__Items__.
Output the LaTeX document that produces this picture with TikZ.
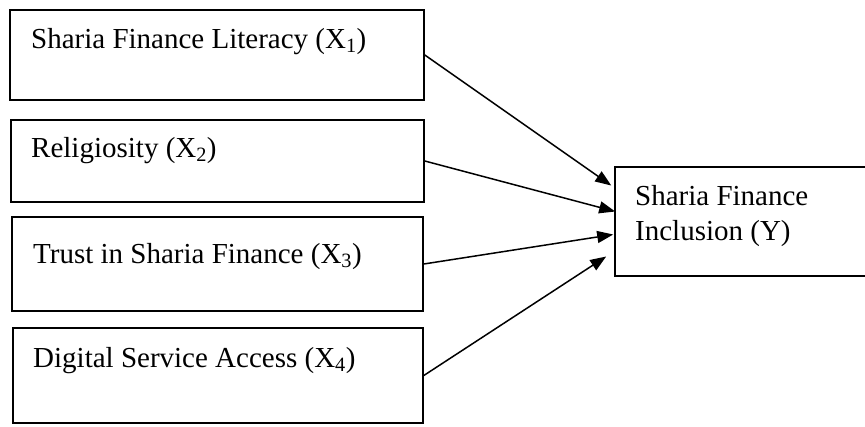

--

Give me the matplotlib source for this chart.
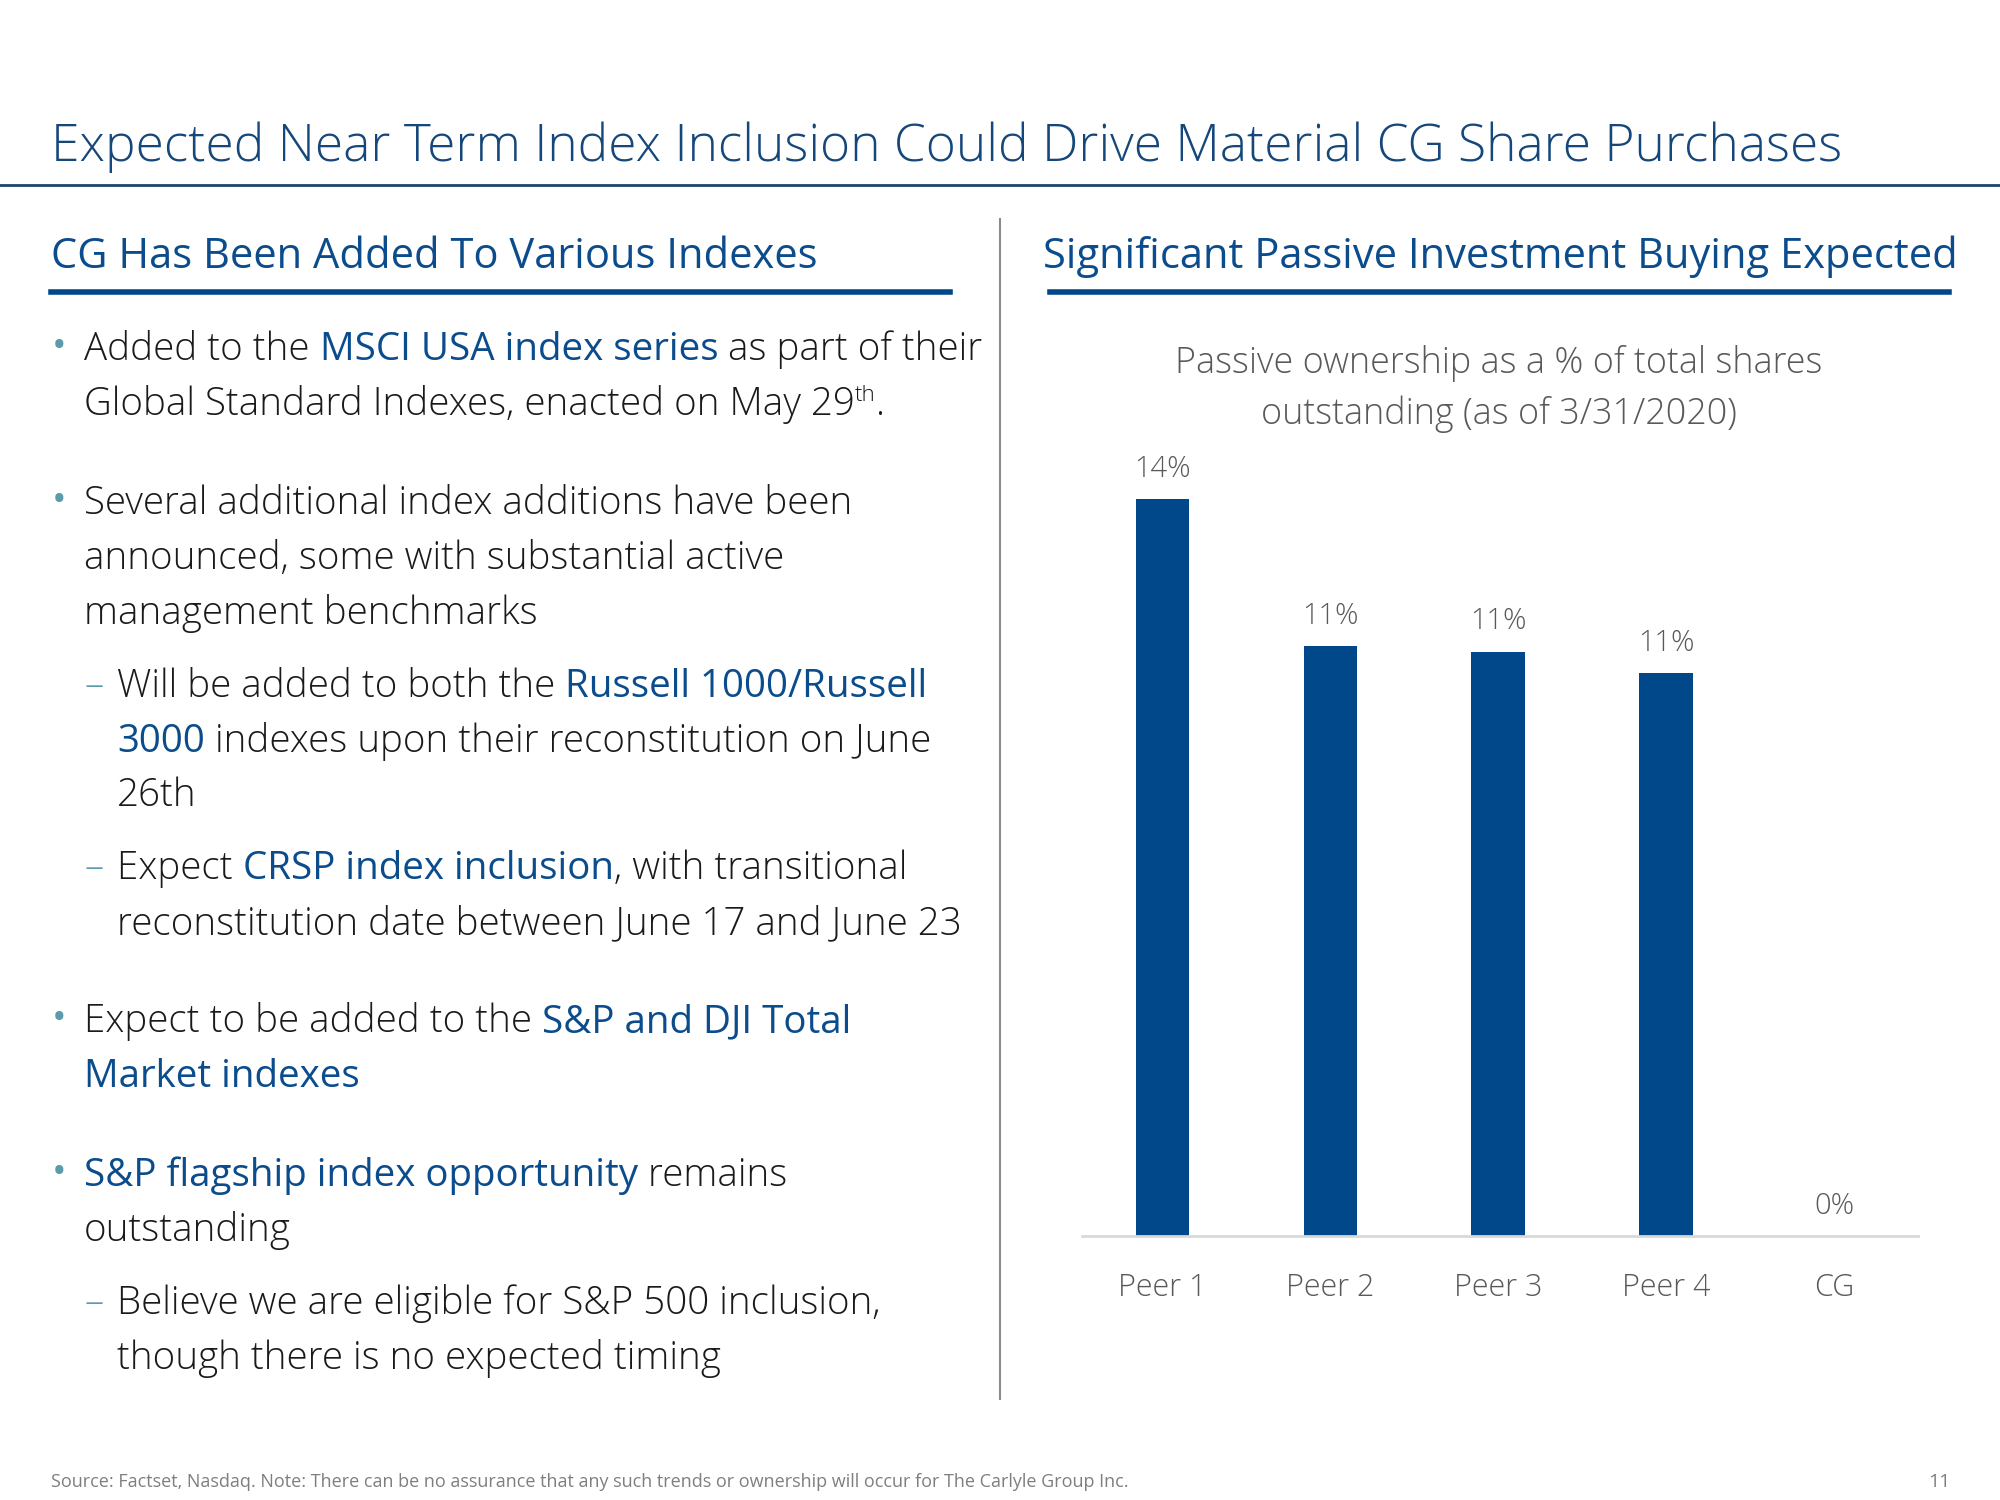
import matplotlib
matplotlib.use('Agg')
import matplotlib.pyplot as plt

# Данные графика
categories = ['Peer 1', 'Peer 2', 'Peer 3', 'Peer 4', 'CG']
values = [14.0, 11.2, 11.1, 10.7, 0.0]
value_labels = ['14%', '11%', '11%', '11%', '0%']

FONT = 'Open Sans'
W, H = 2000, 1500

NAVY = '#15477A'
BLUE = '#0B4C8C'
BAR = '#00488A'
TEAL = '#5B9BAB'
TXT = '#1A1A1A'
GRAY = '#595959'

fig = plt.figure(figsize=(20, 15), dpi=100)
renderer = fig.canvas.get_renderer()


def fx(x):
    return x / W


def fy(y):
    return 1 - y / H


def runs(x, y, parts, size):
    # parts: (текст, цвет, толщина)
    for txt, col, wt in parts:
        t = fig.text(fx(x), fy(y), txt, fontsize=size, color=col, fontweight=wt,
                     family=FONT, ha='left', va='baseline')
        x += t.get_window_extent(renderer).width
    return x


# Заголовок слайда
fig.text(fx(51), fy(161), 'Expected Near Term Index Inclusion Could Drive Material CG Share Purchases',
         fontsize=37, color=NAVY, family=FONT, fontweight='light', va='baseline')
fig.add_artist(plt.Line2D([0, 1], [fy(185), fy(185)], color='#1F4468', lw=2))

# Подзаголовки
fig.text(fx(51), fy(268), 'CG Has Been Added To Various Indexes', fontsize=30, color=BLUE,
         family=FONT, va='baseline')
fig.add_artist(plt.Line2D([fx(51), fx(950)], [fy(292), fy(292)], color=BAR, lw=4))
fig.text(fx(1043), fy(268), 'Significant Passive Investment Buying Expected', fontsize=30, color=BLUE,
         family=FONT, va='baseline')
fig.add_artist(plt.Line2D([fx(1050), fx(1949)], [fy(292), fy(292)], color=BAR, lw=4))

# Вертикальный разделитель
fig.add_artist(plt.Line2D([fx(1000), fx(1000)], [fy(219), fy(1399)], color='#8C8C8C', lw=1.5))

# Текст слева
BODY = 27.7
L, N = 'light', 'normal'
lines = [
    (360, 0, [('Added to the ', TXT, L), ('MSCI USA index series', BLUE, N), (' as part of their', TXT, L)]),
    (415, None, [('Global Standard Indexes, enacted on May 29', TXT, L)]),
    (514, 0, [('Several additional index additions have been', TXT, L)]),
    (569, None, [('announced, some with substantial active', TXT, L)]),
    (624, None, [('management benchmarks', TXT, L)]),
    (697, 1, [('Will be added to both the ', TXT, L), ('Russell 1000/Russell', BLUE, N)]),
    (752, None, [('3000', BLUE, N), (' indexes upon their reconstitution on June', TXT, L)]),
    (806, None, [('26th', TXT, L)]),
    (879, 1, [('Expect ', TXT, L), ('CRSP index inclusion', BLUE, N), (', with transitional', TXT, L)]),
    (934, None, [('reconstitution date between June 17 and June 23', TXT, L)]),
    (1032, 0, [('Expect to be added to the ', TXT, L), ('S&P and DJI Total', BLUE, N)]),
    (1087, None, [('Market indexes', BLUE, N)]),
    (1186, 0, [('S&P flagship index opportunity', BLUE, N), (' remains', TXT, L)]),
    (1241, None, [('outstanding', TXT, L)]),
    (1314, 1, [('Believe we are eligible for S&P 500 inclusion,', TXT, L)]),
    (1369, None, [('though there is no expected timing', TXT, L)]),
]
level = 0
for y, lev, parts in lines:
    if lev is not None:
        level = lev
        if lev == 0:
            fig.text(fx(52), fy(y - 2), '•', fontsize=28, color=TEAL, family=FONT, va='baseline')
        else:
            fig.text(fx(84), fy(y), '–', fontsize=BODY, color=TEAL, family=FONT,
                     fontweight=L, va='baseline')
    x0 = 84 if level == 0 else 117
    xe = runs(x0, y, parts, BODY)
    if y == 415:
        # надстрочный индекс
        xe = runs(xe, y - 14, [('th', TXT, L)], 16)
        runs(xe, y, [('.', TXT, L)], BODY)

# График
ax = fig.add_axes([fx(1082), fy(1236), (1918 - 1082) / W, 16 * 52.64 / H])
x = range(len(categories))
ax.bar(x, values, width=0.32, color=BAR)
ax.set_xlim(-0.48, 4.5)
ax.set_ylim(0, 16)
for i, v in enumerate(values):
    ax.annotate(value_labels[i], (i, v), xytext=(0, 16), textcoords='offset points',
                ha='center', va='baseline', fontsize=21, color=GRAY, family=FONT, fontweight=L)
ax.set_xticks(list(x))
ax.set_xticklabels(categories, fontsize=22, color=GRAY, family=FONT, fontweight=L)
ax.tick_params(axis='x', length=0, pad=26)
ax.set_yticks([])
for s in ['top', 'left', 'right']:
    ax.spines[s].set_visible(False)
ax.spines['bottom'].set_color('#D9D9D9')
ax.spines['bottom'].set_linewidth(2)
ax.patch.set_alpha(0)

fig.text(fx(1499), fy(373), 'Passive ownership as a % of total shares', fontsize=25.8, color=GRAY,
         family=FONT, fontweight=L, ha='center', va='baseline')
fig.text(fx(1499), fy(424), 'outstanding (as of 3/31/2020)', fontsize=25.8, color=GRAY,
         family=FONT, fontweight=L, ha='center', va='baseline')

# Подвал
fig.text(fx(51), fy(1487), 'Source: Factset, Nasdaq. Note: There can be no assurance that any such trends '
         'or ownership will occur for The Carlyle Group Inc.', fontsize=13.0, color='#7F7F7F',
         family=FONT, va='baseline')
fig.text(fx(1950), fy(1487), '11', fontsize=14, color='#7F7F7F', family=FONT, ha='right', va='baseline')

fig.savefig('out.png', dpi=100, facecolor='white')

__Work to be completed__. Determine how many lines include the string "this". Give no answer but the number.

__Task output__. 2